Prompt:
Exactly the lines from the line holding "Output the web" to the line holding "ctx.fillRect(9, 0, 104, 5);", both lines included, are to be echoed; pictures are not.
==== Provided information ====
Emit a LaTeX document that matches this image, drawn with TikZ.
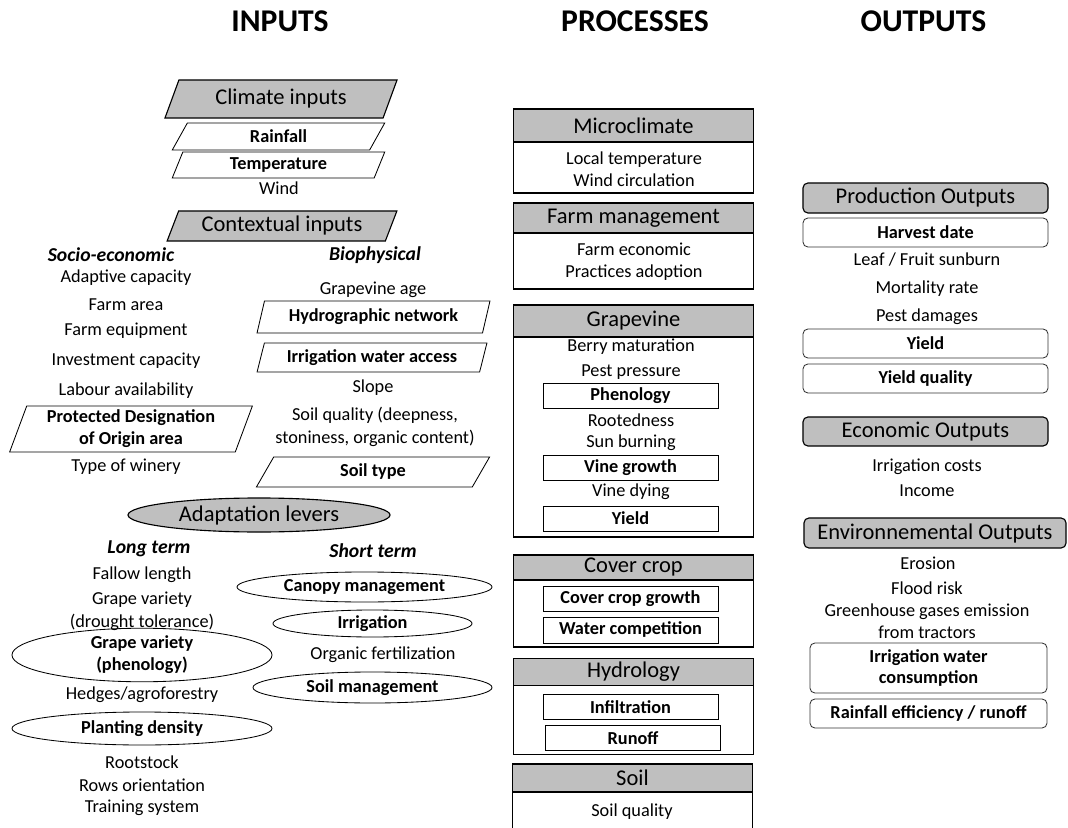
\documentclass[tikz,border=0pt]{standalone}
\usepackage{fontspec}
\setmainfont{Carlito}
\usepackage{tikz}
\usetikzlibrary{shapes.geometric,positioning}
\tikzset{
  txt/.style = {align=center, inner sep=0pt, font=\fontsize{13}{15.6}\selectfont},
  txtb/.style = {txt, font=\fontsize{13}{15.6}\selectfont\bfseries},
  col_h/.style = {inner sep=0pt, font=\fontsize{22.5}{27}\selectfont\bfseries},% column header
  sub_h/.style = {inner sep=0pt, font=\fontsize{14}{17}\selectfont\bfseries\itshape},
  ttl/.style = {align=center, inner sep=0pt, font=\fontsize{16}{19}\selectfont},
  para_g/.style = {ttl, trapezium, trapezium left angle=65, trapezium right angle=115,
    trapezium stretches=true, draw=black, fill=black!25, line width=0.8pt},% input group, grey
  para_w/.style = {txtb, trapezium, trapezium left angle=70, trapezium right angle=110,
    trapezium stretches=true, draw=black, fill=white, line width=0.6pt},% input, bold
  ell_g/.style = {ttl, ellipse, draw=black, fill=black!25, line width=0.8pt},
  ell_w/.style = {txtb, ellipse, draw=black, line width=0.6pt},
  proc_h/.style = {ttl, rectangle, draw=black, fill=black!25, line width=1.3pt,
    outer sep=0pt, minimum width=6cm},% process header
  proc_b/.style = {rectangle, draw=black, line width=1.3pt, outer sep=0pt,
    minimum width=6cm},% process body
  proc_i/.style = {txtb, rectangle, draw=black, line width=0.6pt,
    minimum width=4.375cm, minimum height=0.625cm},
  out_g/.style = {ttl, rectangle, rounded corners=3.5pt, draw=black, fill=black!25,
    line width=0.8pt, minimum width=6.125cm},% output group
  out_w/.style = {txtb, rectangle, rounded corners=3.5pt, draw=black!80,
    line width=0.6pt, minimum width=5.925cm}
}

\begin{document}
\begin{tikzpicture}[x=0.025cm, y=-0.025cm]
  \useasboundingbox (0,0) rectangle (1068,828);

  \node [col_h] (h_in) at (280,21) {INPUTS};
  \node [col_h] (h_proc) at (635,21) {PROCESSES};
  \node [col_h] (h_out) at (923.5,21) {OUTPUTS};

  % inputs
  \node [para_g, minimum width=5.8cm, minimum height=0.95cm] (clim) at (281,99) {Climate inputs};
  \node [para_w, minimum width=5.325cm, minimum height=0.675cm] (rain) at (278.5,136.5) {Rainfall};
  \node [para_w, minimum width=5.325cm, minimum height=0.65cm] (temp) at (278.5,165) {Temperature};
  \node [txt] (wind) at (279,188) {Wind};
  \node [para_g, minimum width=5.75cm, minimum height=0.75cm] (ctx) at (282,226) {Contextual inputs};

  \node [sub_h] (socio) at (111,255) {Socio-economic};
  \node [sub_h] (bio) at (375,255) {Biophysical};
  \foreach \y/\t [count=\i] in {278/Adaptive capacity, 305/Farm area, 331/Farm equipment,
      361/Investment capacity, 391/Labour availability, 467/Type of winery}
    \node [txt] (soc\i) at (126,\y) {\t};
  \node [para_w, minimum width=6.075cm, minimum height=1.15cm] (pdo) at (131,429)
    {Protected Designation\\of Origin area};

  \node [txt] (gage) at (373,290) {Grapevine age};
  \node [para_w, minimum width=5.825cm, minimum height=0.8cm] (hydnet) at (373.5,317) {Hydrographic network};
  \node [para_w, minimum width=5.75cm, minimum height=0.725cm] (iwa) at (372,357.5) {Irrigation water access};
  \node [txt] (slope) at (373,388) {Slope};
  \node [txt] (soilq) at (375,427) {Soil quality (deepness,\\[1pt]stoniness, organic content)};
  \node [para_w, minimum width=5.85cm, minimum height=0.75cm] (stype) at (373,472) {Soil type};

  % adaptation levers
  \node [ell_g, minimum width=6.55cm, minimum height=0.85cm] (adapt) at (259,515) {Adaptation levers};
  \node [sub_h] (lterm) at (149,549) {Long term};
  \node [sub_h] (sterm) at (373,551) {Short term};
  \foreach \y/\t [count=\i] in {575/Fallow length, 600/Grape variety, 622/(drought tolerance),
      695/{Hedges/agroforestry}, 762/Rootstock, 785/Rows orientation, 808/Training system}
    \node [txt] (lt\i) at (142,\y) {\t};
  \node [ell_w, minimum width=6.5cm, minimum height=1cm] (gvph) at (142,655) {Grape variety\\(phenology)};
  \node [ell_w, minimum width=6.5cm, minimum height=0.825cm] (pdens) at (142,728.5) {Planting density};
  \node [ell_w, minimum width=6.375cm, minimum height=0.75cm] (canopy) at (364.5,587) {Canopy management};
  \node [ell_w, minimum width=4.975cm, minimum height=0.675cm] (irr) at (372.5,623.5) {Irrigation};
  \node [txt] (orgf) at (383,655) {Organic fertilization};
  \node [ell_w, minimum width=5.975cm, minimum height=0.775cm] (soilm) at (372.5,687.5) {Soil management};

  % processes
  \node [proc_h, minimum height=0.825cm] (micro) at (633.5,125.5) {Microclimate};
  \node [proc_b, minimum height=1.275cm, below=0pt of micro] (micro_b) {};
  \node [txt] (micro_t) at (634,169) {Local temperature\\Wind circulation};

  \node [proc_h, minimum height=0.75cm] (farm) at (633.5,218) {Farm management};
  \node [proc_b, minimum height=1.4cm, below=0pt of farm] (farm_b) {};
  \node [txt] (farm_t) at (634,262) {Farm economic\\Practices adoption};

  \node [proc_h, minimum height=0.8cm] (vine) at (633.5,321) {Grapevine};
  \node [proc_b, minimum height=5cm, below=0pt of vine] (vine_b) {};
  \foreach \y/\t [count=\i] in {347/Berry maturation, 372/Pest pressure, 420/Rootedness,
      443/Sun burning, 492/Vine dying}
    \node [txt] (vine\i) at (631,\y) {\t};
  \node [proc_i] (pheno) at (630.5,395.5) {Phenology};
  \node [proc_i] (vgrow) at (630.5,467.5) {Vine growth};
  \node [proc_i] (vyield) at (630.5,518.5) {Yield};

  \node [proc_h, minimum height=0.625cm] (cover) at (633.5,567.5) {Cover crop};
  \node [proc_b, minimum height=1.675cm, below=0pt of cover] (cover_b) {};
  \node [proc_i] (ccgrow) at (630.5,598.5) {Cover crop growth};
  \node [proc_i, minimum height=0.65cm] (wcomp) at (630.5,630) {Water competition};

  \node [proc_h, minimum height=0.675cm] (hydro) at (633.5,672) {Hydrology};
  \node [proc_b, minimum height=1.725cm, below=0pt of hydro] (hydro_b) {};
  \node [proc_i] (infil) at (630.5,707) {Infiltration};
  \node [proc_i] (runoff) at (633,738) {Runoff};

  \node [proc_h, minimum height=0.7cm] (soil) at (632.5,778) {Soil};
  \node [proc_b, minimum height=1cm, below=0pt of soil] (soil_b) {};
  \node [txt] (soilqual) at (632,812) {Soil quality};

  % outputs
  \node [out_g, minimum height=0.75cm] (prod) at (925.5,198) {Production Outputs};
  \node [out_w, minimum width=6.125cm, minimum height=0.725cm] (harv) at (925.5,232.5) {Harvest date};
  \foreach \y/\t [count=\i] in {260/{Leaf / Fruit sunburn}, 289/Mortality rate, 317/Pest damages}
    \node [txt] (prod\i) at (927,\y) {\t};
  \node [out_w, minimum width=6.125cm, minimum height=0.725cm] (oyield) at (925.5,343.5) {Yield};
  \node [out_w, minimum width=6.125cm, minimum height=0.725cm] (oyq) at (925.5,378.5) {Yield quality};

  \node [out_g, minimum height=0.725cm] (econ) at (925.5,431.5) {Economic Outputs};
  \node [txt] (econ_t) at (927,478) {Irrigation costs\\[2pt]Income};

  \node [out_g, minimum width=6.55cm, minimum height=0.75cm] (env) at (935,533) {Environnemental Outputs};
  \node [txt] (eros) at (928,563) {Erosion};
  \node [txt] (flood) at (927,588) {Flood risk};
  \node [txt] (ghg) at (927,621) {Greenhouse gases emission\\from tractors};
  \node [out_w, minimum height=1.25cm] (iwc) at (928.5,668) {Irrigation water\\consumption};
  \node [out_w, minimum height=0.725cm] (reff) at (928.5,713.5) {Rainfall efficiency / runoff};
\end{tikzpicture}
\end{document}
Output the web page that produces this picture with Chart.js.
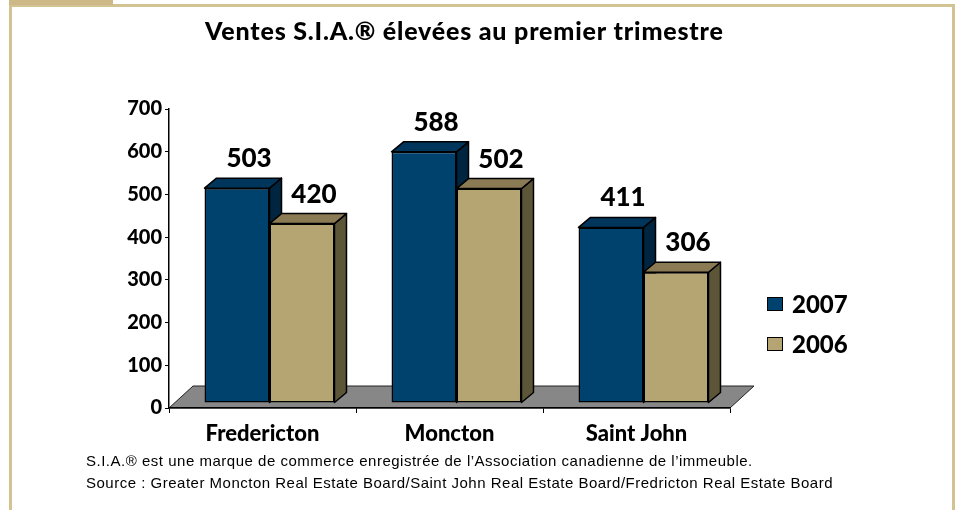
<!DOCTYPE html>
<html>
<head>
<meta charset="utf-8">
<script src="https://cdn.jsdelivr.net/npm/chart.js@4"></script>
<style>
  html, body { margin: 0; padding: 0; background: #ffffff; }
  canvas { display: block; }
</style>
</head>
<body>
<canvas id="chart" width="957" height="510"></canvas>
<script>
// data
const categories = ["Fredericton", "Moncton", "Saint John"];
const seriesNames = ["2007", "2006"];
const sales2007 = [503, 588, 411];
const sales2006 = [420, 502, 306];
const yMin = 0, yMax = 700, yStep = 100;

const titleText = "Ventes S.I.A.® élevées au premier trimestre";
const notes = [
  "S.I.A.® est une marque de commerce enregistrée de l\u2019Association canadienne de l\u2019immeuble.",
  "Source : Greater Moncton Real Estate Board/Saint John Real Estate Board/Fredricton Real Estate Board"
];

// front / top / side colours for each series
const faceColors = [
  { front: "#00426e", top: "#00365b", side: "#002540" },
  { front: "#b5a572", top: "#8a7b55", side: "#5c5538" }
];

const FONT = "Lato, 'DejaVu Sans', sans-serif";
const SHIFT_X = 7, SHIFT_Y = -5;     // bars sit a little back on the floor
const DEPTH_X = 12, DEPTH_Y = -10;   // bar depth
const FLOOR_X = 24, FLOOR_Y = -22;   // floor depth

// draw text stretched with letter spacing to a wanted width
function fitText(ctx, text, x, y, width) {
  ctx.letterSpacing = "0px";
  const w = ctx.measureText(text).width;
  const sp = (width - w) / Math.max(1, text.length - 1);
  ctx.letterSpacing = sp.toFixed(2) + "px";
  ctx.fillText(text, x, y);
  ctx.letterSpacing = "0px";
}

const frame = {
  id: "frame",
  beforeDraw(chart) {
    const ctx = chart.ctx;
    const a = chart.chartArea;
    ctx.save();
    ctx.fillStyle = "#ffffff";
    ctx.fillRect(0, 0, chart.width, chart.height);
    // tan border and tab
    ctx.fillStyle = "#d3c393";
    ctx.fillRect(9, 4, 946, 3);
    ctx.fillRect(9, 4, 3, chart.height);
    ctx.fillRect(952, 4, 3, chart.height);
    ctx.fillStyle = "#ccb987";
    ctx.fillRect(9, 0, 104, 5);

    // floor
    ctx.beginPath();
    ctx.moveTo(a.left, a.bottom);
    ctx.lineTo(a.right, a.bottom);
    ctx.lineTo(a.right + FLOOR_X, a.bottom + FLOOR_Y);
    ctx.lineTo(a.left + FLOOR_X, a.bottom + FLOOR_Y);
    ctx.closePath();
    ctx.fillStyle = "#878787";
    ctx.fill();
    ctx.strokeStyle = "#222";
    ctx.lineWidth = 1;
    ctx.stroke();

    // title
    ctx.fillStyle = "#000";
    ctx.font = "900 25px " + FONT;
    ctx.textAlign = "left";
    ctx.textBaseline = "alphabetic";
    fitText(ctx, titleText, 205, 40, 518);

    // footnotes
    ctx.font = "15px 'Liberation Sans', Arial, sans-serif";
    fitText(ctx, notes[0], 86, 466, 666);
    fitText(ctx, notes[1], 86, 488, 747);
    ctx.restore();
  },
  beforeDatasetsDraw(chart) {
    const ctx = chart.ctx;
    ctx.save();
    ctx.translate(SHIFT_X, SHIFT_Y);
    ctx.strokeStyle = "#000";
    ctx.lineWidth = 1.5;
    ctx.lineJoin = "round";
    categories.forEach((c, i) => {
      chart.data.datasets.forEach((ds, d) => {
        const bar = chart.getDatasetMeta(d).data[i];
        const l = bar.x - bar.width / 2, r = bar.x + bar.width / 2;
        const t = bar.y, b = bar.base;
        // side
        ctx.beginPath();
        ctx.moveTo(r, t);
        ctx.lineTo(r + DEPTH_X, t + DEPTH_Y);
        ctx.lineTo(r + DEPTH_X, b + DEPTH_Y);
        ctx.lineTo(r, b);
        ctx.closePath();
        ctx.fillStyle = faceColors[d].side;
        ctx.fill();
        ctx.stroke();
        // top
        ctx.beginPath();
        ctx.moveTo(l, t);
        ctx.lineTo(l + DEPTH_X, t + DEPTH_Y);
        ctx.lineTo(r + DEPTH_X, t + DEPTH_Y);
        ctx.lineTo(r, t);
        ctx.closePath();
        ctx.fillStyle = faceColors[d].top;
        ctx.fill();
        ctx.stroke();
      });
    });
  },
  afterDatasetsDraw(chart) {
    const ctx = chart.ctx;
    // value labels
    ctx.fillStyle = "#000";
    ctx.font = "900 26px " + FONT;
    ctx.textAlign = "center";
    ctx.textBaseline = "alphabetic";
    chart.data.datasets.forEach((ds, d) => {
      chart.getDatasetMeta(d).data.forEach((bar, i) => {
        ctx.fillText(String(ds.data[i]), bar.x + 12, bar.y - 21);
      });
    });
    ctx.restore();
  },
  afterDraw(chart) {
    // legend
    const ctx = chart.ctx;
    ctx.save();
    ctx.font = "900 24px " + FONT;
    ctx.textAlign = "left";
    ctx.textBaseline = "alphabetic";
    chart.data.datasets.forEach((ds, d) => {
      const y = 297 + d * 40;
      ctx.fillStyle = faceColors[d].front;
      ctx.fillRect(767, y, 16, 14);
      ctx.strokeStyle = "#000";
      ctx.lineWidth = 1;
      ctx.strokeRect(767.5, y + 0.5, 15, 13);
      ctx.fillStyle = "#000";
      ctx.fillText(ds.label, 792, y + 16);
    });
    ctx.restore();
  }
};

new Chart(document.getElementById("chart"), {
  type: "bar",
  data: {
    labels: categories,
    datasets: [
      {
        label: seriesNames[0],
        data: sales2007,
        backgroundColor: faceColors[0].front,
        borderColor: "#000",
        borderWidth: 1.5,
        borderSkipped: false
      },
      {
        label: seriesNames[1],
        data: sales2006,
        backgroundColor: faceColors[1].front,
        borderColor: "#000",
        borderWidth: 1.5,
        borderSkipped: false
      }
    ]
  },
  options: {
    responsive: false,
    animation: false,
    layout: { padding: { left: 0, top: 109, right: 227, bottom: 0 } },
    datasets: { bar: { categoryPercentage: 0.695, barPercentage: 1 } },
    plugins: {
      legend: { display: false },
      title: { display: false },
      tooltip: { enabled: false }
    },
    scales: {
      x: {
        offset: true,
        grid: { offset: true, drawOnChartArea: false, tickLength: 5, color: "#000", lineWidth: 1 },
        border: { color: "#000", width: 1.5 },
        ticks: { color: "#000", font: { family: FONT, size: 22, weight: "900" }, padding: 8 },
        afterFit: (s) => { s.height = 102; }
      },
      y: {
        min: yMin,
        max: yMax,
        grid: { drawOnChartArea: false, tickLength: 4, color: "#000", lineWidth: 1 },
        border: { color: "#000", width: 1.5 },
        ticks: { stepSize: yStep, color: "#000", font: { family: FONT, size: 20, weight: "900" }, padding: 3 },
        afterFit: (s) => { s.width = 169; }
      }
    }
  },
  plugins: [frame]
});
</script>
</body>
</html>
====
Response below:
Output the web page that produces this picture with Chart.js.
<!DOCTYPE html>
<html>
<head>
<meta charset="utf-8">
<script src="https://cdn.jsdelivr.net/npm/chart.js@4"></script>
<style>
  html, body { margin: 0; padding: 0; background: #ffffff; }
  canvas { display: block; }
</style>
</head>
<body>
<canvas id="chart" width="957" height="510"></canvas>
<script>
// data
const categories = ["Fredericton", "Moncton", "Saint John"];
const seriesNames = ["2007", "2006"];
const sales2007 = [503, 588, 411];
const sales2006 = [420, 502, 306];
const yMin = 0, yMax = 700, yStep = 100;

const titleText = "Ventes S.I.A.® élevées au premier trimestre";
const notes = [
  "S.I.A.® est une marque de commerce enregistrée de l\u2019Association canadienne de l\u2019immeuble.",
  "Source : Greater Moncton Real Estate Board/Saint John Real Estate Board/Fredricton Real Estate Board"
];

// front / top / side colours for each series
const faceColors = [
  { front: "#00426e", top: "#00365b", side: "#002540" },
  { front: "#b5a572", top: "#8a7b55", side: "#5c5538" }
];

const FONT = "Lato, 'DejaVu Sans', sans-serif";
const SHIFT_X = 7, SHIFT_Y = -5;     // bars sit a little back on the floor
const DEPTH_X = 12, DEPTH_Y = -10;   // bar depth
const FLOOR_X = 24, FLOOR_Y = -22;   // floor depth

// draw text stretched with letter spacing to a wanted width
function fitText(ctx, text, x, y, width) {
  ctx.letterSpacing = "0px";
  const w = ctx.measureText(text).width;
  const sp = (width - w) / Math.max(1, text.length - 1);
  ctx.letterSpacing = sp.toFixed(2) + "px";
  ctx.fillText(text, x, y);
  ctx.letterSpacing = "0px";
}

const frame = {
  id: "frame",
  beforeDraw(chart) {
    const ctx = chart.ctx;
    const a = chart.chartArea;
    ctx.save();
    ctx.fillStyle = "#ffffff";
    ctx.fillRect(0, 0, chart.width, chart.height);
    // tan border and tab
    ctx.fillStyle = "#d3c393";
    ctx.fillRect(9, 4, 946, 3);
    ctx.fillRect(9, 4, 3, chart.height);
    ctx.fillRect(952, 4, 3, chart.height);
    ctx.fillStyle = "#ccb987";
    ctx.fillRect(9, 0, 104, 5);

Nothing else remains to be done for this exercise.